By any reckoning, the 2017 fire at Grenfell Tower, in London, England, was a tragedy. Seventy-two died in the blaze. But in Pittsburgh, filmmaker Chris Ivey says, one aspect of the fire has been too little remarked: the role of locally based corporation Arconic. The Alcoa spin-off manufactured the exterior cladding panels on the high-rise apartment that a public inquiry in the U.K. has identified as the primary cause of the fire.
"This is me trying to do my part to help put the faces of the 72 lives lost literally at Arconic's doorstep"
Investigations and a court case are ongoing, on both sides of the Atlantic. But Ivey plans his own protest Friday. He’s setting up a one-night video installation about the fire, its victims, and its aftermath along the Allegheny River trail, just outside of Arconic’s corporate headquarters, on the North Side.
“This is me trying to do my part to help put the faces of the 72 lives lost literally at Arconic’s doorstep,” he said.

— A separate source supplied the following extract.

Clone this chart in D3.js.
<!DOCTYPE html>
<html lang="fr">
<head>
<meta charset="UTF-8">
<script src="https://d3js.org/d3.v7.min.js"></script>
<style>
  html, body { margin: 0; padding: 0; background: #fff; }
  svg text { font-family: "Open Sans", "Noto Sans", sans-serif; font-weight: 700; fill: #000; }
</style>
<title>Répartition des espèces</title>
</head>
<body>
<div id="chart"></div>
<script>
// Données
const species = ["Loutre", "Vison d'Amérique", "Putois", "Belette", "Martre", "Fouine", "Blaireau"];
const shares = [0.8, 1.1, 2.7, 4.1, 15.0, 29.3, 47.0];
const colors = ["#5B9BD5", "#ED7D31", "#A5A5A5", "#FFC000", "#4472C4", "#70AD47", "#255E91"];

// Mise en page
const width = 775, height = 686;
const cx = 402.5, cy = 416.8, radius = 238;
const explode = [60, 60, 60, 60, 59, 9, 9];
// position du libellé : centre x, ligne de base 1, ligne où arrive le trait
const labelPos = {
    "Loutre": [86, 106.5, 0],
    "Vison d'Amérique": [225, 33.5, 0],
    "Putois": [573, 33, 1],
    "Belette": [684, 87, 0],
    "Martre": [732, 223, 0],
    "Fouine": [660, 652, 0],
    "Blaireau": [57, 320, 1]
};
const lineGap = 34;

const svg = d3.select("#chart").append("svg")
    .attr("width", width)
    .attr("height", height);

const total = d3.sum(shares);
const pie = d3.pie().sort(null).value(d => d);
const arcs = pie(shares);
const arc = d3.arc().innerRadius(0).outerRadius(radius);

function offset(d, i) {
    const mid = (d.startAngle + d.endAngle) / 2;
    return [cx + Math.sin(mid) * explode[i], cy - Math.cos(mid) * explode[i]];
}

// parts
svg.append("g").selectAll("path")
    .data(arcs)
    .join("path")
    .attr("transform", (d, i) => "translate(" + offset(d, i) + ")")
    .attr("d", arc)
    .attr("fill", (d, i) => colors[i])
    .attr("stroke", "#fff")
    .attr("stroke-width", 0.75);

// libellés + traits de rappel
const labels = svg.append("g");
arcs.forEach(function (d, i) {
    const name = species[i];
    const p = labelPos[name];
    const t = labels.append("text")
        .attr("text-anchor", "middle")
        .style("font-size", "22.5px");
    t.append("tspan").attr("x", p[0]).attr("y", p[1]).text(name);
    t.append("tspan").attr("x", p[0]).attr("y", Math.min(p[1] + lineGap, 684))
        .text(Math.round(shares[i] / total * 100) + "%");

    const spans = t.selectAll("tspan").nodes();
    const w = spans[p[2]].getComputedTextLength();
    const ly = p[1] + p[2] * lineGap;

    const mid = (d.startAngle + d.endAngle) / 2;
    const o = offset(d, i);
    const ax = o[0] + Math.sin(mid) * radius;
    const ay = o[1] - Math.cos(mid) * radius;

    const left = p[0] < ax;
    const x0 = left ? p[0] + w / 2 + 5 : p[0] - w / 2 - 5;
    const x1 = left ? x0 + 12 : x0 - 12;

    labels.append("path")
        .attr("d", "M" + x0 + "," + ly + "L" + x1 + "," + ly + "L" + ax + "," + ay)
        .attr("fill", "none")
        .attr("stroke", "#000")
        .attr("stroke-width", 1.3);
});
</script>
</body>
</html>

Asked to respond to the planned protest, Arconic released this statement: “We express our deepest sympathy to anyone affected by the 2017 Grenfell Tower Fire. We remain committed to supporting the authorities as the relevant investigations and UK Public Inquiry work through the complex questions presented.”
Arconic, known as Alcoa until 2016, makes and markets aluminum products for industries including aerospace, transportation, and construction. It supplied the polyethylene-filled exterior panels for the 2014-16 renovation of Grenfell Tower, a high-rise apartment complex.

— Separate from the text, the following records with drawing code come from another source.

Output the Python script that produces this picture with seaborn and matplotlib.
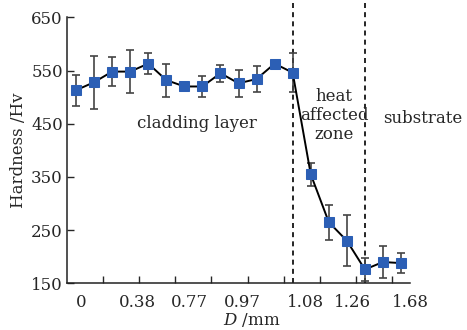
import numpy as np
import pandas as pd
import matplotlib
matplotlib.use('Agg')
import matplotlib.pyplot as plt
import seaborn as sns

# measurement points along the cross section (index), hardness and std
point = list(range(19))
hardness = [513, 528, 548, 548, 563, 532, 520, 520, 545, 526, 534, 563, 546,
            355, 265, 230, 176, 190, 188]
hard_err = [29, 50, 28, 40, 20, 31, 5, 19, 16, 25, 25, 5, 36,
            22, 33, 48, 22, 30, 19]

# x tick labels (distance in mm) and where they sit on the point axis
tick_pos = [0.28, 3.4, 6.3, 9.2, 12.7, 15.3, 18.5]
tick_lab = ['0', '0.38', '0.77', '0.97', '1.08', '1.26', '1.68']
minor_pos = [1.5, 3.5, 5.5, 7.5, 9.5, 11.5, 13.5, 15.5, 17.5]
zone_bounds = [12, 16]

df = pd.DataFrame({'point': point, 'hardness': hardness, 'err': hard_err})

sns.set_style('ticks')
plt.rcParams['font.family'] = ['DejaVu Serif']
plt.rcParams['mathtext.fontset'] = 'dejavuserif'

fig = plt.figure(figsize=(4.67, 3.30), dpi=100)
ax = fig.add_axes([0.1435, 0.1415, 0.7345, 0.806])

ax.errorbar(df['point'], df['hardness'], yerr=df['err'], fmt='none',
            ecolor='#444444', elinewidth=1.2, capsize=3, capthick=1.2, zorder=2)
sns.lineplot(data=df, x='point', y='hardness', ax=ax, color='black', lw=1.4,
             marker='s', markersize=6.5, markerfacecolor='#2c5fb5',
             markeredgecolor='#2c5fb5', zorder=3)

for xb in zone_bounds:
    ax.axvline(xb, ymin=0, ymax=1.055, color='black', ls=(0, (3, 2.5)), lw=1.2,
               clip_on=False, zorder=1)

ax.set_xlim(-0.5, 18.5)
ax.set_ylim(150, 650)
ax.set_yticks([150, 250, 350, 450, 550, 650])
ax.set_xticks(tick_pos)
ax.set_xticklabels(tick_lab)
ax.set_xticks(minor_pos, minor=True)
ax.tick_params(axis='x', which='major', length=0, pad=8, labelsize=12)
ax.tick_params(axis='x', which='minor', direction='in', length=5, width=1)
ax.tick_params(axis='y', direction='in', length=5, width=1, labelsize=12, pad=3)
ax.spines['top'].set_visible(False)
ax.spines['right'].set_visible(False)
for s in ['left', 'bottom']:
    ax.spines[s].set_linewidth(1.1)
    ax.spines[s].set_color('#222222')

ax.set_xlabel(r'$D$ /mm', fontsize=12, labelpad=2)
ax.xaxis.set_label_coords(0.54, -0.105)
ax.set_ylabel('Hardness /Hv', fontsize=12, labelpad=3)

ax.text(6.7, 451, 'cladding layer', fontsize=12, ha='center', va='center')
ax.text(14.3, 466, 'heat\naffected\nzone', fontsize=12, ha='center', va='center',
        linespacing=1.15)
ax.text(19.2, 459, 'substrate', fontsize=12, ha='center', va='center')

fig.savefig('out.png', dpi=100)
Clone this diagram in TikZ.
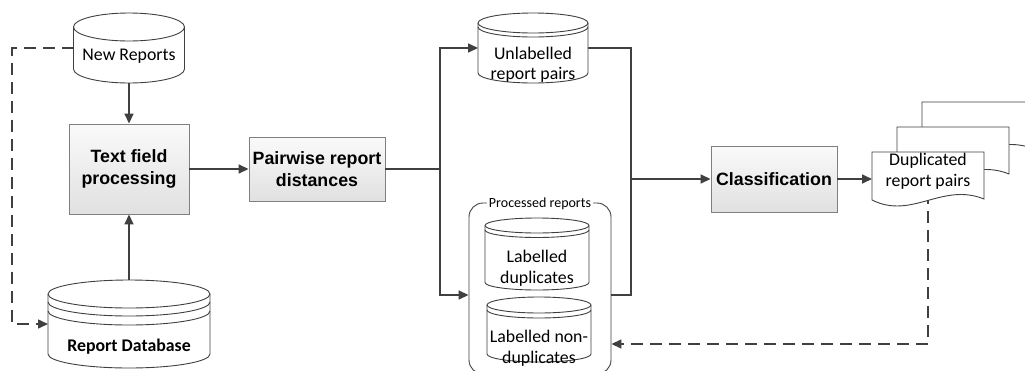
\documentclass[tikz,border=0pt]{standalone}
\usepackage{fontspec}
\setmainfont{Carlito}
\newfontfamily\arialfont{Liberation Sans}
\usetikzlibrary{arrows.meta,calc}
\definecolor{ln}{HTML}{404040}
\definecolor{bx}{HTML}{7F7F7F}
\tikzset{
  conn/.style={draw=ln, line width=1.6pt, -{Triangle[length=10pt,width=9pt]}},
  wire/.style={draw=ln, line width=1.6pt},
  dconn/.style={draw=ln, line width=1.5pt, dash pattern=on 12pt off 7pt, -{Triangle[length=10pt,width=9pt]}},
  dwire/.style={draw=ln, line width=1.5pt, dash pattern=on 12pt off 7pt},
  procbox/.style={draw=bx, line width=0.9pt, top color=black!2, bottom color=black!12,
    font=\arialfont\bfseries\fontsize{17.8}{21.5}\selectfont, align=center, inner sep=0pt},
  holder/.style={inner sep=0pt, outer sep=0pt},
  cylline/.style={draw=ln, line width=0.9pt},
  cyltext/.style={font=\fontsize{17.8}{20.5}\selectfont, align=center, inner sep=0pt},
  docline/.style={draw=ln, line width=0.9pt, fill=white},
}
\newcommand\cyl[4]{%
  \draw[cylline, fill=white] ($(#1.north west)+(0pt,-#3pt)$) -- ($(#1.south west)+(0pt,#3pt)$)
    arc[start angle=180, end angle=360, x radius=#2pt, y radius=#3pt]
    -- ($(#1.north east)+(0pt,-#3pt)$)
    arc[start angle=0, end angle=180, x radius=#2pt, y radius=#3pt] -- cycle;
  \foreach \d in {#4}{%
    \draw[cylline] ($(#1.north west)+(0pt,{-(#3+\d)*1pt})$)
      arc[start angle=180, end angle=360, x radius=#2pt, y radius=#3pt];}%
}
\newcommand\docshape[1]{%
  \draw[docline] (#1) -- ($(#1)+(112,0)$) -- ($(#1)+(112,47)$)
    .. controls ($(#1)+(70,30)$) and ($(#1)+(40,68)$) .. ($(#1)+(0,48)$) -- cycle;%
}
\begin{document}
\begin{tikzpicture}[x=1pt, y=-1pt]
\fill[white] (0,0) rectangle (1025,370);
\useasboundingbox (0,0) rectangle (1025,370);

% holders and boxes
\node[holder, minimum width=111pt, minimum height=70pt] (nr) at (129,48) {};
\node[holder, minimum width=162pt, minimum height=88pt] (rdb) at (129,324) {};
\node[holder, minimum width=110pt, minimum height=70pt] (ul) at (533,48) {};
\node[holder, minimum width=104pt, minimum height=72pt] (ld) at (537,254) {};
\node[holder, minimum width=104pt, minimum height=65pt] (lnd) at (539,329.5) {};
\node[holder, minimum width=112pt, minimum height=40pt] (dup) at (928,172) {};

\node[procbox, minimum width=120pt, minimum height=90pt] (tfp) at (129,169) {Text field\\processing};
\node[procbox, minimum width=136pt, minimum height=64pt] (prd) at (317,169) {Pairwise report\\distances};
\node[procbox, minimum width=126pt, minimum height=66pt] (cls) at (774,179) {Classification};

\node[draw=ln, line width=0.9pt, rounded corners=14pt, minimum width=142pt, minimum height=171pt, inner sep=0pt] (proc) at (540,288.5) {};

\coordinate (j1) at (440,169);
\coordinate (j2) at (631,179);

% connectors
\draw[dconn] (nr.west) -| ($(rdb.west)+(-36,0)$) -- (rdb.west);
\draw[dconn] (dup.south) |- ($(proc.east)+(0,55.5)$);
\draw[conn] (nr.south) -- (tfp.north);
\draw[conn] (rdb.north) -- (tfp.south);
\draw[conn] (tfp.east) -- (prd.west);
\draw[wire] (prd.east) -- (j1);
\draw[conn] (j1) |- (ul.west);
\draw[conn] (j1) |- ($(proc.west)+(0,6.5)$);
\draw[wire] (ul.east) -| (j2);
\draw[wire] ($(proc.east)+(0,6.5)$) -| (j2);
\draw[conn] (j2) -- (cls.west);
\draw[conn] (cls.east) -- (cls.east -| dup.west);

% shapes
\cyl{nr}{55.5}{14}{0}
\cyl{rdb}{81}{14}{0,8,17}
\cyl{ul}{55}{10}{0,4}
\cyl{ld}{52}{7.5}{0,4.5}
\cyl{lnd}{52}{8}{0,5}

\coordinate (d1) at (dup.north west);
\coordinate (d2) at ($(d1)+(25,-25)$);
\coordinate (d3) at ($(d1)+(50,-50)$);
\docshape{d3}
\docshape{d2}
\docshape{d1}

% texts
\node[cyltext] (nrt) at (129,56) {New Reports};
\node[cyltext, font=\bfseries\fontsize{17.8}{20.5}\selectfont] (rdbt) at (129,347) {Report Database};
\node[cyltext] (ult) at (533,65) {Unlabelled\\report pairs};
\node[cyltext] (ldt) at (537,268) {Labelled\\duplicates};
\node[cyltext] (lndt) at (539,348) {Labelled non-\\duplicates};
\node[cyltext] (dupt) at (928,171) {Duplicated\\report pairs};
\node[fill=white, inner xsep=1.5pt, inner ysep=0pt, font=\fontsize{14}{16}\selectfont] (plab) at ($(proc.north)+(0,1)$) {Processed reports};
\end{tikzpicture}
\end{document}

The $14 billion company’s part in the tragedy was a focus of the public inquiry, which recently resumed after a delay caused by the coronavirus pandemic. The inquiry is meant, in part, to determine whether criminal charges will be filed. A separate police investigation is also underway.
Arconic and another firm, Celotex, are also the defendants in a suit filed by survivors and victims’ families in federal court in Philadelphia.

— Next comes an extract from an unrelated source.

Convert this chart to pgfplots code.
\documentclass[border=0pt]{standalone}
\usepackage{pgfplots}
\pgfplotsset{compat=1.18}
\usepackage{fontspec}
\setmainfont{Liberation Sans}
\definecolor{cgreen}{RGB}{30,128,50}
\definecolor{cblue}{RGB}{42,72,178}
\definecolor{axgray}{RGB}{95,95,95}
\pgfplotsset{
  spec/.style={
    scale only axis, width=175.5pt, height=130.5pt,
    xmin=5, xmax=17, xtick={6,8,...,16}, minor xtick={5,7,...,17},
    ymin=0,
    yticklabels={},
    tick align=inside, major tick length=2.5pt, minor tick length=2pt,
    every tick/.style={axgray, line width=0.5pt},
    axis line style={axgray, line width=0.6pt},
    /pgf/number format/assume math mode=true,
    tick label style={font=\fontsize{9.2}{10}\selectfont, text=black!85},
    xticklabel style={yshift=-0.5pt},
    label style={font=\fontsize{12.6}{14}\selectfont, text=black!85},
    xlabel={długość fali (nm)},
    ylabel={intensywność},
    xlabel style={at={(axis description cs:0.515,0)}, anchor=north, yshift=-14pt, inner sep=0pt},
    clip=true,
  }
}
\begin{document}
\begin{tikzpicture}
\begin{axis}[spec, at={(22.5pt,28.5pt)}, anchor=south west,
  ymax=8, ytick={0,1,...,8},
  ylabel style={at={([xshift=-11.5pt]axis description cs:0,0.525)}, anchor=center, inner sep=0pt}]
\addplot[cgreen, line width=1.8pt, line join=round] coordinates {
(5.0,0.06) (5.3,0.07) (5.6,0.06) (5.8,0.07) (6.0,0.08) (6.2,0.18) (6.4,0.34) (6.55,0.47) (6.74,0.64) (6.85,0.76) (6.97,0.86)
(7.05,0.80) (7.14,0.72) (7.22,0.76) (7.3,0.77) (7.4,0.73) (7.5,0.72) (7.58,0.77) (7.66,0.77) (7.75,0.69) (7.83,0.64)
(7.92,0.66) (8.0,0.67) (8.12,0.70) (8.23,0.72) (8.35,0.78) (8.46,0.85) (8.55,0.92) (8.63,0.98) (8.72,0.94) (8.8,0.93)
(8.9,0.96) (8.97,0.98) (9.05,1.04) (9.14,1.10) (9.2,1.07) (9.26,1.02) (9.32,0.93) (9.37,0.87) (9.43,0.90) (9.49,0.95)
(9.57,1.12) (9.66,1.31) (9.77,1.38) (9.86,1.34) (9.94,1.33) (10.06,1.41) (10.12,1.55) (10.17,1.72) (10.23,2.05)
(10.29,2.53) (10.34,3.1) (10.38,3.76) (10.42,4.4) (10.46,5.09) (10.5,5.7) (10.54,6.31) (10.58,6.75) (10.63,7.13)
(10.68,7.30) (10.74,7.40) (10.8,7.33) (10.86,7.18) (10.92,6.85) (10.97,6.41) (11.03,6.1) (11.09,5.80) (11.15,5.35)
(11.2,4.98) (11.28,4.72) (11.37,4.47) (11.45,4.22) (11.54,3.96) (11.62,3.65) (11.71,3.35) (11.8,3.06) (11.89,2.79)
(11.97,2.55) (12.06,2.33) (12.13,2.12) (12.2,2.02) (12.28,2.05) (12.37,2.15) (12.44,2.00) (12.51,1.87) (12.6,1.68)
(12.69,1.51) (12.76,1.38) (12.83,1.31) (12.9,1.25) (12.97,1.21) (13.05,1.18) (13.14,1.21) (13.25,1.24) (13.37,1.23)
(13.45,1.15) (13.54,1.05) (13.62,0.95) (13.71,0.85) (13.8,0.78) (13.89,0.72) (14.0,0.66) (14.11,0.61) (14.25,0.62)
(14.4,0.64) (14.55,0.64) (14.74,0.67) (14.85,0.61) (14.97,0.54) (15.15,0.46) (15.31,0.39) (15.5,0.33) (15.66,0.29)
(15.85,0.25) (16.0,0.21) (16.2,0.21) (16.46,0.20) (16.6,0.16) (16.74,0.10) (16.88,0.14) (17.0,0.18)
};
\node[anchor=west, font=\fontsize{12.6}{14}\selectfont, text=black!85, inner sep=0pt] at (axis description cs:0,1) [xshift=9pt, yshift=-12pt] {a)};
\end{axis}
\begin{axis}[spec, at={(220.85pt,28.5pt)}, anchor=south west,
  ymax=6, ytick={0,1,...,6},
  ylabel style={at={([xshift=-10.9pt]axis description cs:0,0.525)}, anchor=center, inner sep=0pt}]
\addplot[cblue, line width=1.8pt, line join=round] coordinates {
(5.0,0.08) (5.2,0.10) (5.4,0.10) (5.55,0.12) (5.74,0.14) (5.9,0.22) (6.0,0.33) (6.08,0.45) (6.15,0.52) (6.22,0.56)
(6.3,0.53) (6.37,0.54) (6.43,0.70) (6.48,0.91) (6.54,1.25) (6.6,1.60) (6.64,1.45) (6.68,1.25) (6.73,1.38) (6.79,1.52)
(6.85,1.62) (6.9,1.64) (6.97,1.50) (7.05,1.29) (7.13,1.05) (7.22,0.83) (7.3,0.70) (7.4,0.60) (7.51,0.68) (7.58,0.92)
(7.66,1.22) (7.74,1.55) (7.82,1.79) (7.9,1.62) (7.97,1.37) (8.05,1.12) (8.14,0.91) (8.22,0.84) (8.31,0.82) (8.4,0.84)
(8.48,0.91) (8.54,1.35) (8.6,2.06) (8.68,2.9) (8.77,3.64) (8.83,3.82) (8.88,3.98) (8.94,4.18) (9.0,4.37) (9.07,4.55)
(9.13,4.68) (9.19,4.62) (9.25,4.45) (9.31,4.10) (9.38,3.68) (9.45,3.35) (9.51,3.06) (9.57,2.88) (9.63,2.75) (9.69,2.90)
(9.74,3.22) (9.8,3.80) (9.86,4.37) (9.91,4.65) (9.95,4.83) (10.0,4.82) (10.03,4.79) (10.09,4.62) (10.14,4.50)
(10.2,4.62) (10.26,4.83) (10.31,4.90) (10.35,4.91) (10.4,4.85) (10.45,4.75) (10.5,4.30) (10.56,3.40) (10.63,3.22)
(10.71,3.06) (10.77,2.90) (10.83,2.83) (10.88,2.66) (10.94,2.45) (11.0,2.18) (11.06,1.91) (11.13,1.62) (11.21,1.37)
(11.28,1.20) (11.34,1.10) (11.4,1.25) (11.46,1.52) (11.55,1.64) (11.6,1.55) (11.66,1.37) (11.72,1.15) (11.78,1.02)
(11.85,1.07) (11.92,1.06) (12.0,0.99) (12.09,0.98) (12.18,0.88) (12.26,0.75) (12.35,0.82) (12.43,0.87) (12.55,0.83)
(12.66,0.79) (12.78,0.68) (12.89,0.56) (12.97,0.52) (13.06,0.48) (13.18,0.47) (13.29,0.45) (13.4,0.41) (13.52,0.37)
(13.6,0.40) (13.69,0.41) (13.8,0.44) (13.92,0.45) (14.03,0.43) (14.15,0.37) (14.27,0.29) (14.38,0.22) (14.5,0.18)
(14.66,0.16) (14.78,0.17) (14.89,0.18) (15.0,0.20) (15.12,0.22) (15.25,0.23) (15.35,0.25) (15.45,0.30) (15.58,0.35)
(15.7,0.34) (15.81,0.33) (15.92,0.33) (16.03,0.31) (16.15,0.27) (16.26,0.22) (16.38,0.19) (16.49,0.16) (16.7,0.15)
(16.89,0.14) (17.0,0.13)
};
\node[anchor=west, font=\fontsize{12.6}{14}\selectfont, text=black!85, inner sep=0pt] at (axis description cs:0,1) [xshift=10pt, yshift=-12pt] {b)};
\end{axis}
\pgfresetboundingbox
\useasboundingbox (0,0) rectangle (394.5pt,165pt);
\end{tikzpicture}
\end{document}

Ivey is a filmmaker known for his activism. His documentary series “East of Liberty” explored the cost of gentrification in that Pittsburgh neighborhood. The video installation on Grenfell Tower is part of his ongoing project “We Are Here,” which explores social-justice issues in communities in Pittsburgh, New Orleans, Charlottesville, Va., and Cape Town, South Africa.
When he first heard about the Grenfell Tower fire shortly after it happened, he recalled, he was especially haunted that one of the victims was an up-and-coming artist, Khadija Saye.
Ivey, who is Black, was also struck by the fact that most of the victims were Black or members of other ethnic minorities in England.
He learned of Arconic’s role just last year, when he traveled to London to document the second anniversary of the fire. He said many of the survivors were then still living in hotels, while the 23-story Tower itself remained standing as an unavoidable reminder of the tragedy. (The building is slated for demolition.)
The video-and-sound installation Ivey will offer Friday consists of interviews and protest footage he shot in London, interwoven with British news footage about the fire and its victims. It will run as a loop lasting about an hour on four screens arranged in a loose square on the trail, in a spot visible from the adjacent Andy Warhol Bridge.
The event will be socially distanced, with four guests at a time permitted to view the screens up close, though viewing will be possible from up to 100 feet away, Ivey said.
Ivey said he is in frequent contact with British activist groups including Justice4Grenfell and Grenfell United.
He said his immediate goal is to get Arconic to take responsibility for its role in the deadly fire – even if the company is based here and the tragedy occurred an ocean away.
“It’s on the other side of the pond, you know, it’s not in their face,” he said. “It’s important for me now to make sure it stays in their face as much as possible, until they address this stuff.”
The video installation will run from 8-10 p.m. Friday.